Charts and diagrams as code:
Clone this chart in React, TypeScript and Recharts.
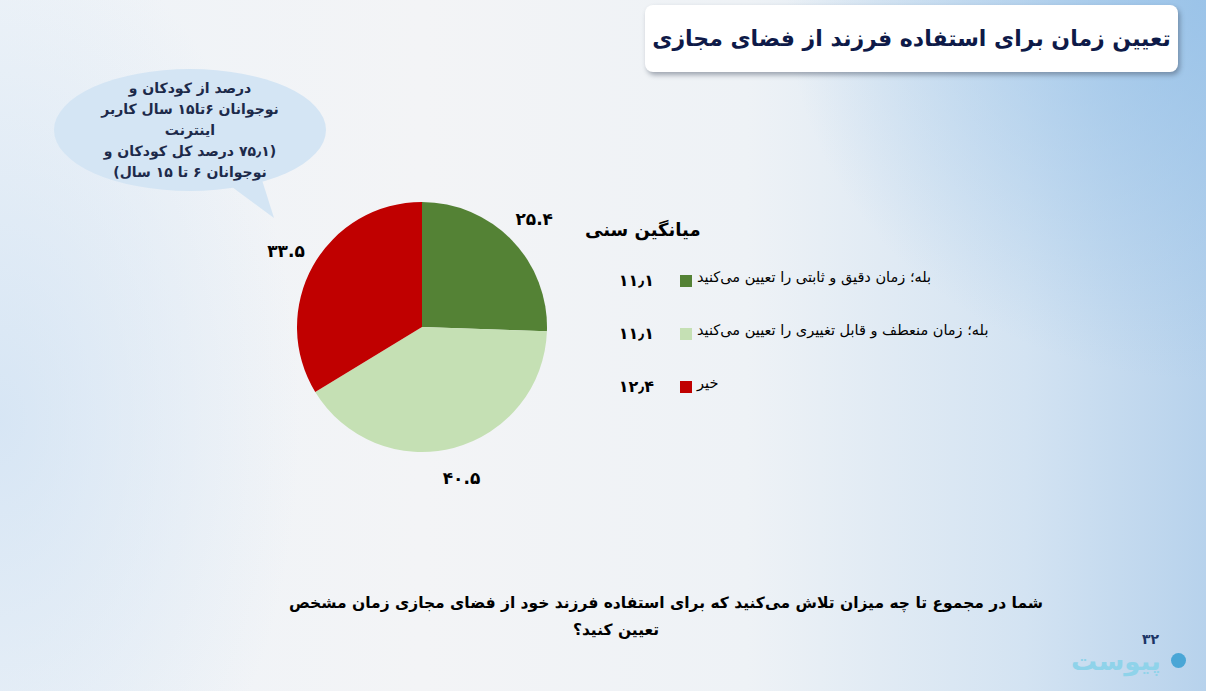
import { Cell, Legend, Pie, PieChart } from "recharts";

// ─── Data ─────────────────────────────────────────────
const categories = [
  "بله؛ زمان دقیق و ثابتی را تعیین می‌کنید",
  "بله؛ زمان منعطف و قابل تغییری را تعیین می‌کنید",
  "خیر",
];
const shares = [25.4, 40.5, 33.5];
const avgAges = [11.1, 11.1, 12.4];
const sliceColors = ["#548235", "#C5E0B4", "#C00000"];

const TITLE = "تعیین زمان برای استفاده فرزند از فضای مجازی";
const LEGEND_TITLE = "میانگین سنی";
const QUESTION_LINE_1 =
  "شما در مجموع تا چه میزان تلاش می‌کنید که برای استفاده فرزند خود از فضای مجازی زمان مشخص";
const QUESTION_LINE_2 = "تعیین کنید؟";
const BUBBLE_LINES = [
  "درصد از کودکان و",
  "نوجوانان ۶تا۱۵ سال کاربر",
  "اینترنت",
  "(۷۵٫۱ درصد کل کودکان و",
  "نوجوانان ۶ تا ۱۵ سال)",
];

const FONT = '"DejaVu Sans", sans-serif';
const RADIAN = Math.PI / 180;

const faDigits = (s: string) => s.replace(/\d/g, (d) => "۰۱۲۳۴۵۶۷۸۹"[+d]);

const chartData = categories.map((name, i) => ({ name, value: shares[i], age: avgAges[i] }));

function SliceLabel(props: any) {
  const { cx, cy, midAngle, outerRadius, value } = props;
  const r = outerRadius + 31;
  const x = cx + r * Math.cos(-midAngle * RADIAN);
  const y = cy + r * Math.sin(-midAngle * RADIAN);
  return (
    <text
      x={x}
      y={y}
      textAnchor="middle"
      dominantBaseline="central"
      fill="#000"
      style={{ fontFamily: FONT, fontWeight: 900, fontSize: 17 }}
    >
      {faDigits(value.toFixed(1))}
    </text>
  );
}

function AgeLegend({ payload }: { payload?: any[] }) {
  return (
    <div style={{ position: "relative", width: 420, height: 200, fontFamily: FONT }}>
      <div
        style={{
          position: "absolute", left: 5, top: 4, fontWeight: 900, fontSize: 18,
          color: "#000", direction: "rtl",
        }}
      >
        {LEGEND_TITLE}
      </div>
      {(payload ?? []).map((p, i) => (
        <div key={i} style={{ position: "absolute", left: 0, top: 58 + i * 53, height: 16, width: 420 }}>
          <span
            style={{
              position: "absolute", right: 346, top: -2, fontWeight: 900, fontSize: 16,
              color: "#000",
            }}
          >
            {faDigits(avgAges[i].toFixed(1)).replace(".", "٫")}
          </span>
          <span
            style={{
              position: "absolute", left: 100, top: 2, width: 12, height: 12,
              background: p.color,
            }}
          />
          <span
            style={{
              position: "absolute", left: 117, top: -4, fontSize: 14.5, color: "#000",
              direction: "rtl", whiteSpace: "nowrap",
            }}
          >
            {p.value}
          </span>
        </div>
      ))}
    </div>
  );
}

export default function App() {
  return (
    <div
      style={{
        position: "absolute", left: 0, top: 0, width: 1206, height: 691, overflow: "hidden",
        background:
          "radial-gradient(ellipse 420px 380px at 1206px 0px, rgba(150,193,232,0.85), rgba(150,193,232,0) 100%)," +
          "radial-gradient(ellipse 300px 500px at 0px 420px, rgba(205,224,243,0.7), rgba(205,224,243,0) 100%)," +
          "linear-gradient(90deg, #eef3f8 0%, #f3f4f6 35%, #eef2f6 62%, #d3e3f2 85%, #b7d2ec 100%)",
        fontFamily: FONT,
      }}
    >
      {/* title box */}
      <div
        style={{
          position: "absolute", left: 645, top: 5, width: 533, height: 67, background: "#fff",
          borderRadius: 8, boxShadow: "2px 3px 5px rgba(60,70,90,0.45)",
          display: "flex", alignItems: "center", justifyContent: "center",
          direction: "rtl", fontWeight: 900, fontSize: 22, color: "#0e1a48", whiteSpace: "nowrap",
        }}
      >
        {TITLE}
      </div>

      {/* speech bubble */}
      <svg style={{ position: "absolute", left: 0, top: 0 }} width={400} height={240}>
        <path d="M228 184 L274 218 L262 180 Z" fill="#d4e5f4" />
        <ellipse cx={190} cy={130} rx={136} ry={61} fill="#d4e5f4" />
      </svg>
      <div
        style={{
          position: "absolute", left: 70, top: 78, width: 240, textAlign: "center",
          direction: "rtl", fontSize: 14, fontWeight: 700, color: "#1d2a4a", lineHeight: "21px",
        }}
      >
        {BUBBLE_LINES.map((l, i) => (
          <div key={i}>{l}</div>
        ))}
      </div>

      <div style={{ position: "absolute", left: 0, top: 0 }}>
        <PieChart width={1206} height={560} margin={{ top: 0, right: 0, bottom: 0, left: 0 }}>
          <Pie
            data={chartData}
            dataKey="value"
            nameKey="name"
            cx={422}
            cy={327}
            outerRadius={125}
            startAngle={90}
            endAngle={-270}
            stroke="none"
            label={SliceLabel}
            labelLine={false}
            isAnimationActive={false}
          >
            {chartData.map((_, i) => (
              <Cell key={i} fill={sliceColors[i]} />
            ))}
          </Pie>
          <Legend
            layout="vertical"
            align="center"
            verticalAlign="middle"
            wrapperStyle={{ left: 580, top: 215, width: 420 }}
            content={(props: any) => <AgeLegend payload={props.payload} />}
          />
        </PieChart>
      </div>

      {/* question */}
      <div
        style={{
          position: "absolute", left: 266, top: 594, width: 800, textAlign: "center",
          direction: "rtl", fontWeight: 900, fontSize: 15.5, color: "#000", whiteSpace: "nowrap",
        }}
      >
        {QUESTION_LINE_1}
      </div>
      <div
        style={{
          position: "absolute", left: 516, top: 621, width: 200, textAlign: "center",
          direction: "rtl", fontWeight: 900, fontSize: 15.5, color: "#000",
        }}
      >
        {QUESTION_LINE_2}
      </div>

      {/* logo */}
      <div style={{ position: "absolute", left: 1062, top: 632, width: 130, height: 45 }}>
        <span
          style={{
            position: "absolute", left: 80, top: 0, fontSize: 14, lineHeight: "14px",
            fontWeight: 900, color: "#1d3566",
          }}
        >
          ۳۲
        </span>
        <span
          style={{
            position: "absolute", left: 2, top: 17, width: 104, textAlign: "center",
            fontSize: 26, lineHeight: "24px", fontWeight: 900, color: "#8fd3ea", direction: "rtl",
          }}
        >
          پیوست
        </span>
        <span
          style={{
            position: "absolute", left: 109, top: 21, width: 15, height: 15, borderRadius: 8,
            background: "#4aa6d6",
          }}
        />
      </div>
    </div>
  );
}
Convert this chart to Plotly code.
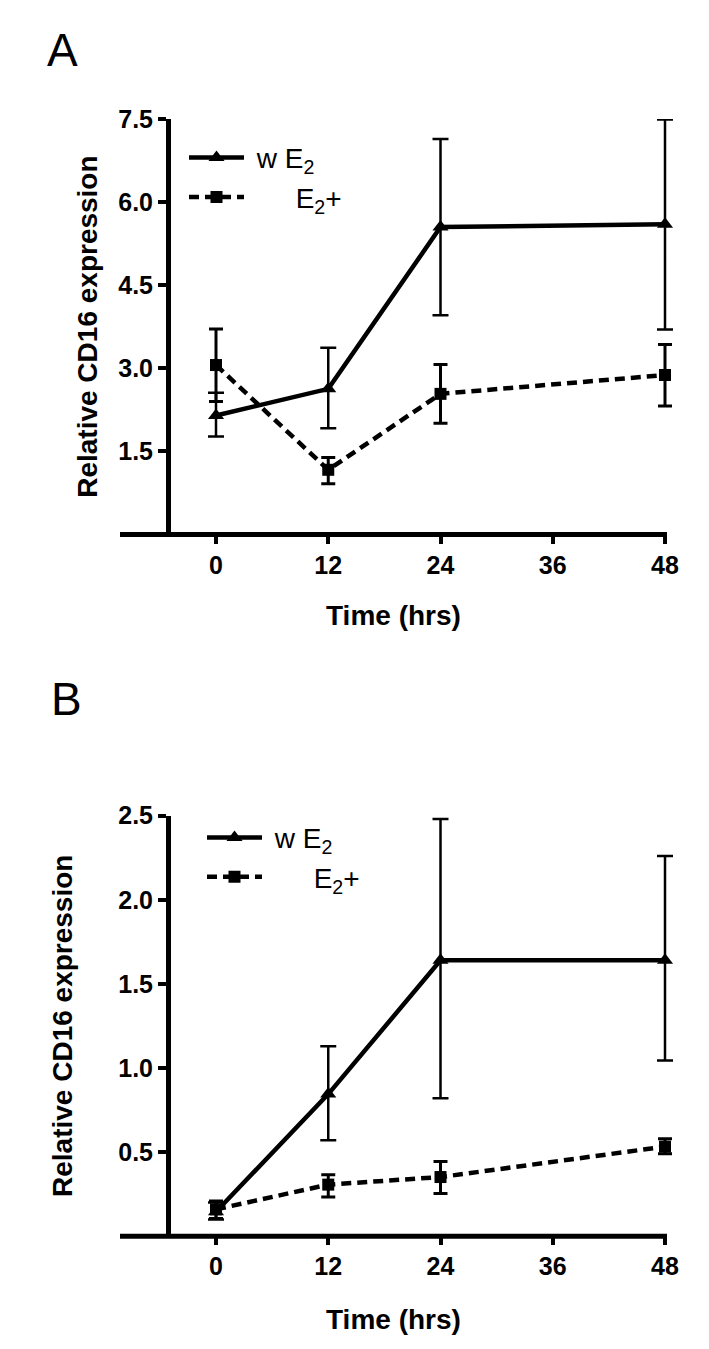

◆ Task prompt
Without the pictures, restate all the entries above exactly.

◆ Exercise response
Clone this chart in React, TypeScript and Recharts.
import { Cell, Legend, Pie, PieChart } from "recharts";

// ─── Data ─────────────────────────────────────────────
const categories = [
  "بله؛ زمان دقیق و ثابتی را تعیین می‌کنید",
  "بله؛ زمان منعطف و قابل تغییری را تعیین می‌کنید",
  "خیر",
];
const shares = [25.4, 40.5, 33.5];
const avgAges = [11.1, 11.1, 12.4];
const sliceColors = ["#548235", "#C5E0B4", "#C00000"];

const TITLE = "تعیین زمان برای استفاده فرزند از فضای مجازی";
const LEGEND_TITLE = "میانگین سنی";
const QUESTION_LINE_1 =
  "شما در مجموع تا چه میزان تلاش می‌کنید که برای استفاده فرزند خود از فضای مجازی زمان مشخص";
const QUESTION_LINE_2 = "تعیین کنید؟";
const BUBBLE_LINES = [
  "درصد از کودکان و",
  "نوجوانان ۶تا۱۵ سال کاربر",
  "اینترنت",
  "(۷۵٫۱ درصد کل کودکان و",
  "نوجوانان ۶ تا ۱۵ سال)",
];

const FONT = '"DejaVu Sans", sans-serif';
const RADIAN = Math.PI / 180;

const faDigits = (s: string) => s.replace(/\d/g, (d) => "۰۱۲۳۴۵۶۷۸۹"[+d]);

const chartData = categories.map((name, i) => ({ name, value: shares[i], age: avgAges[i] }));

function SliceLabel(props: any) {
  const { cx, cy, midAngle, outerRadius, value } = props;
  const r = outerRadius + 31;
  const x = cx + r * Math.cos(-midAngle * RADIAN);
  const y = cy + r * Math.sin(-midAngle * RADIAN);
  return (
    <text
      x={x}
      y={y}
      textAnchor="middle"
      dominantBaseline="central"
      fill="#000"
      style={{ fontFamily: FONT, fontWeight: 900, fontSize: 17 }}
    >
      {faDigits(value.toFixed(1))}
    </text>
  );
}

function AgeLegend({ payload }: { payload?: any[] }) {
  return (
    <div style={{ position: "relative", width: 420, height: 200, fontFamily: FONT }}>
      <div
        style={{
          position: "absolute", left: 5, top: 4, fontWeight: 900, fontSize: 18,
          color: "#000", direction: "rtl",
        }}
      >
        {LEGEND_TITLE}
      </div>
      {(payload ?? []).map((p, i) => (
        <div key={i} style={{ position: "absolute", left: 0, top: 58 + i * 53, height: 16, width: 420 }}>
          <span
            style={{
              position: "absolute", right: 346, top: -2, fontWeight: 900, fontSize: 16,
              color: "#000",
            }}
          >
            {faDigits(avgAges[i].toFixed(1)).replace(".", "٫")}
          </span>
          <span
            style={{
              position: "absolute", left: 100, top: 2, width: 12, height: 12,
              background: p.color,
            }}
          />
          <span
            style={{
              position: "absolute", left: 117, top: -4, fontSize: 14.5, color: "#000",
              direction: "rtl", whiteSpace: "nowrap",
            }}
          >
            {p.value}
          </span>
        </div>
      ))}
    </div>
  );
}

export default function App() {
  return (
    <div
      style={{
        position: "absolute", left: 0, top: 0, width: 1206, height: 691, overflow: "hidden",
        background:
          "radial-gradient(ellipse 420px 380px at 1206px 0px, rgba(150,193,232,0.85), rgba(150,193,232,0) 100%)," +
          "radial-gradient(ellipse 300px 500px at 0px 420px, rgba(205,224,243,0.7), rgba(205,224,243,0) 100%)," +
          "linear-gradient(90deg, #eef3f8 0%, #f3f4f6 35%, #eef2f6 62%, #d3e3f2 85%, #b7d2ec 100%)",
        fontFamily: FONT,
      }}
    >
      {/* title box */}
      <div
        style={{
          position: "absolute", left: 645, top: 5, width: 533, height: 67, background: "#fff",
          borderRadius: 8, boxShadow: "2px 3px 5px rgba(60,70,90,0.45)",
          display: "flex", alignItems: "center", justifyContent: "center",
          direction: "rtl", fontWeight: 900, fontSize: 22, color: "#0e1a48", whiteSpace: "nowrap",
        }}
      >
        {TITLE}
      </div>

      {/* speech bubble */}
      <svg style={{ position: "absolute", left: 0, top: 0 }} width={400} height={240}>
        <path d="M228 184 L274 218 L262 180 Z" fill="#d4e5f4" />
        <ellipse cx={190} cy={130} rx={136} ry={61} fill="#d4e5f4" />
      </svg>
      <div
        style={{
          position: "absolute", left: 70, top: 78, width: 240, textAlign: "center",
          direction: "rtl", fontSize: 14, fontWeight: 700, color: "#1d2a4a", lineHeight: "21px",
        }}
      >
        {BUBBLE_LINES.map((l, i) => (
          <div key={i}>{l}</div>
        ))}
      </div>

      <div style={{ position: "absolute", left: 0, top: 0 }}>
        <PieChart width={1206} height={560} margin={{ top: 0, right: 0, bottom: 0, left: 0 }}>
          <Pie
            data={chartData}
            dataKey="value"
            nameKey="name"
            cx={422}
            cy={327}
            outerRadius={125}
            startAngle={90}
            endAngle={-270}
            stroke="none"
            label={SliceLabel}
            labelLine={false}
            isAnimationActive={false}
          >
            {chartData.map((_, i) => (
              <Cell key={i} fill={sliceColors[i]} />
            ))}
          </Pie>
          <Legend
            layout="vertical"
            align="center"
            verticalAlign="middle"
            wrapperStyle={{ left: 580, top: 215, width: 420 }}
            content={(props: any) => <AgeLegend payload={props.payload} />}
          />
        </PieChart>
      </div>

      {/* question */}
      <div
        style={{
          position: "absolute", left: 266, top: 594, width: 800, textAlign: "center",
          direction: "rtl", fontWeight: 900, fontSize: 15.5, color: "#000", whiteSpace: "nowrap",
        }}
      >
        {QUESTION_LINE_1}
      </div>
      <div
        style={{
          position: "absolute", left: 516, top: 621, width: 200, textAlign: "center",
          direction: "rtl", fontWeight: 900, fontSize: 15.5, color: "#000",
        }}
      >
        {QUESTION_LINE_2}
      </div>

      {/* logo */}
      <div style={{ position: "absolute", left: 1062, top: 632, width: 130, height: 45 }}>
        <span
          style={{
            position: "absolute", left: 80, top: 0, fontSize: 14, lineHeight: "14px",
            fontWeight: 900, color: "#1d3566",
          }}
        >
          ۳۲
        </span>
        <span
          style={{
            position: "absolute", left: 2, top: 17, width: 104, textAlign: "center",
            fontSize: 26, lineHeight: "24px", fontWeight: 900, color: "#8fd3ea", direction: "rtl",
          }}
        >
          پیوست
        </span>
        <span
          style={{
            position: "absolute", left: 109, top: 21, width: 15, height: 15, borderRadius: 8,
            background: "#4aa6d6",
          }}
        />
      </div>
    </div>
  );
}
Convert this chart to Plotly code.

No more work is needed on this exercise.